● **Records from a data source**
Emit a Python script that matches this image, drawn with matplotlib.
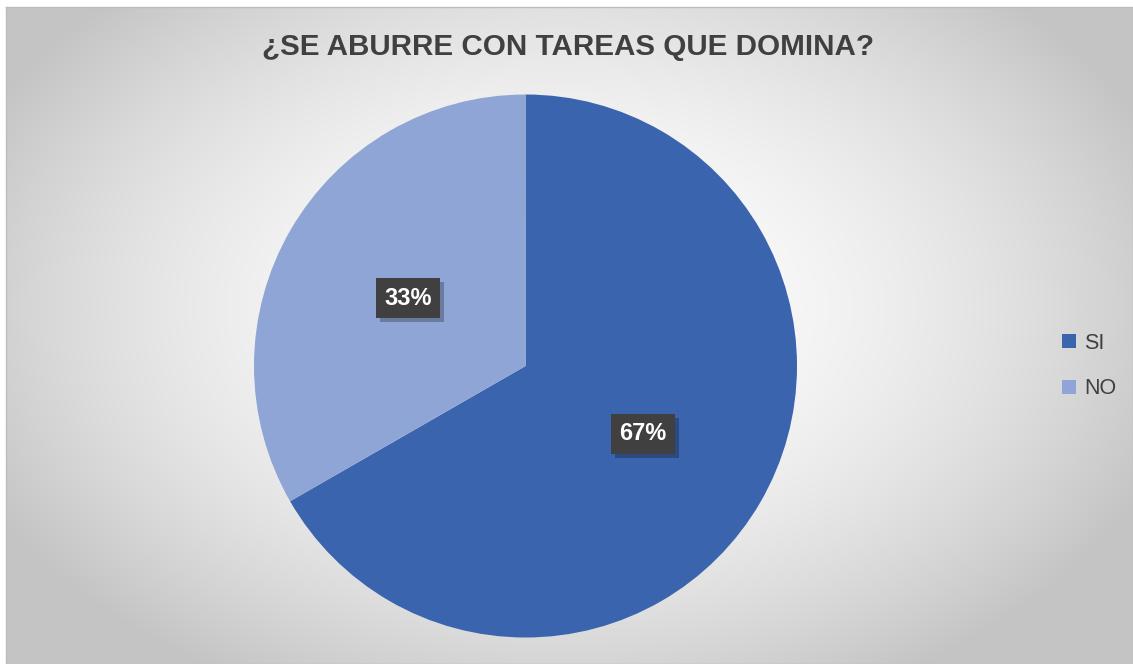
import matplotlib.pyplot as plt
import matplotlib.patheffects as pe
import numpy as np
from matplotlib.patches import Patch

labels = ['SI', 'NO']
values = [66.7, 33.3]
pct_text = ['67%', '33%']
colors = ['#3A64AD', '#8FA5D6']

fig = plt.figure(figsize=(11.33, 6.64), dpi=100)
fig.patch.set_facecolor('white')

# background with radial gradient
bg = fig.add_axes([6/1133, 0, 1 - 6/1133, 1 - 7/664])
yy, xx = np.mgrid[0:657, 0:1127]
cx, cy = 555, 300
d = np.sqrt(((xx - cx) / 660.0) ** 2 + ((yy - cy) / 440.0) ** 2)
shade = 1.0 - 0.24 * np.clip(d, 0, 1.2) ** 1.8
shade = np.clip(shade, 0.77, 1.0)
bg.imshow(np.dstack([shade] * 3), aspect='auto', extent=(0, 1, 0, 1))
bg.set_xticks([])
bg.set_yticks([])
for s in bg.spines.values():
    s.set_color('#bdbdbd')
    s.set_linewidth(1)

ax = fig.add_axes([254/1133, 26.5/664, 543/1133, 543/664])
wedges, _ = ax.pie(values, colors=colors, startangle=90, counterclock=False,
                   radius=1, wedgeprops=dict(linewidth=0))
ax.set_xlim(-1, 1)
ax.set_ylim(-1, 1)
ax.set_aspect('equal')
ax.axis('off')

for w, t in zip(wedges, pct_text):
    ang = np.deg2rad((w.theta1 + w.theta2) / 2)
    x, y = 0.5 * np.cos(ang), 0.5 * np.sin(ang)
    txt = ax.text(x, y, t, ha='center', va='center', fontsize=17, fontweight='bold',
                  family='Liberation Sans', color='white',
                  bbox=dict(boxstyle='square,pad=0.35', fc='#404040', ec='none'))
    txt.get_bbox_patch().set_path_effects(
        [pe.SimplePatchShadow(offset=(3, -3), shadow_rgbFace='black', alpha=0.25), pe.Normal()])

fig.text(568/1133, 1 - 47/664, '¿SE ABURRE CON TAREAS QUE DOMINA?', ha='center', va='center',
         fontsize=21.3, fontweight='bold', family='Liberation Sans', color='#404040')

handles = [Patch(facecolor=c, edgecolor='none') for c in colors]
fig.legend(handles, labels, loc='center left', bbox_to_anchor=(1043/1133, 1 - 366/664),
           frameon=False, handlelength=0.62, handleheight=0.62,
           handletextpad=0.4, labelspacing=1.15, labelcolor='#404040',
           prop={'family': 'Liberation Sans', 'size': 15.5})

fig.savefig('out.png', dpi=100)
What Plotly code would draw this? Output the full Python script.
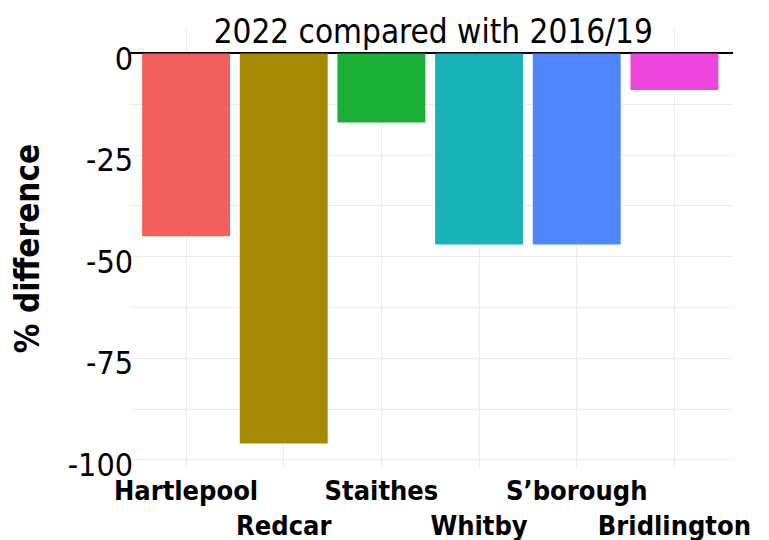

● **SET TASK**
Restate the entire listing word for word, excluding pictures.

● **TASK OUTPUT**
Emit a Python script that matches this image, drawn with matplotlib.
import matplotlib.pyplot as plt
import matplotlib.patheffects as pe
import numpy as np
from matplotlib.patches import Patch

labels = ['SI', 'NO']
values = [66.7, 33.3]
pct_text = ['67%', '33%']
colors = ['#3A64AD', '#8FA5D6']

fig = plt.figure(figsize=(11.33, 6.64), dpi=100)
fig.patch.set_facecolor('white')

# background with radial gradient
bg = fig.add_axes([6/1133, 0, 1 - 6/1133, 1 - 7/664])
yy, xx = np.mgrid[0:657, 0:1127]
cx, cy = 555, 300
d = np.sqrt(((xx - cx) / 660.0) ** 2 + ((yy - cy) / 440.0) ** 2)
shade = 1.0 - 0.24 * np.clip(d, 0, 1.2) ** 1.8
shade = np.clip(shade, 0.77, 1.0)
bg.imshow(np.dstack([shade] * 3), aspect='auto', extent=(0, 1, 0, 1))
bg.set_xticks([])
bg.set_yticks([])
for s in bg.spines.values():
    s.set_color('#bdbdbd')
    s.set_linewidth(1)

ax = fig.add_axes([254/1133, 26.5/664, 543/1133, 543/664])
wedges, _ = ax.pie(values, colors=colors, startangle=90, counterclock=False,
                   radius=1, wedgeprops=dict(linewidth=0))
ax.set_xlim(-1, 1)
ax.set_ylim(-1, 1)
ax.set_aspect('equal')
ax.axis('off')

for w, t in zip(wedges, pct_text):
    ang = np.deg2rad((w.theta1 + w.theta2) / 2)
    x, y = 0.5 * np.cos(ang), 0.5 * np.sin(ang)
    txt = ax.text(x, y, t, ha='center', va='center', fontsize=17, fontweight='bold',
                  family='Liberation Sans', color='white',
                  bbox=dict(boxstyle='square,pad=0.35', fc='#404040', ec='none'))
    txt.get_bbox_patch().set_path_effects(
        [pe.SimplePatchShadow(offset=(3, -3), shadow_rgbFace='black', alpha=0.25), pe.Normal()])

fig.text(568/1133, 1 - 47/664, '¿SE ABURRE CON TAREAS QUE DOMINA?', ha='center', va='center',
         fontsize=21.3, fontweight='bold', family='Liberation Sans', color='#404040')

handles = [Patch(facecolor=c, edgecolor='none') for c in colors]
fig.legend(handles, labels, loc='center left', bbox_to_anchor=(1043/1133, 1 - 366/664),
           frameon=False, handlelength=0.62, handleheight=0.62,
           handletextpad=0.4, labelspacing=1.15, labelcolor='#404040',
           prop={'family': 'Liberation Sans', 'size': 15.5})

fig.savefig('out.png', dpi=100)
What Plotly code would draw this? Output the full Python script.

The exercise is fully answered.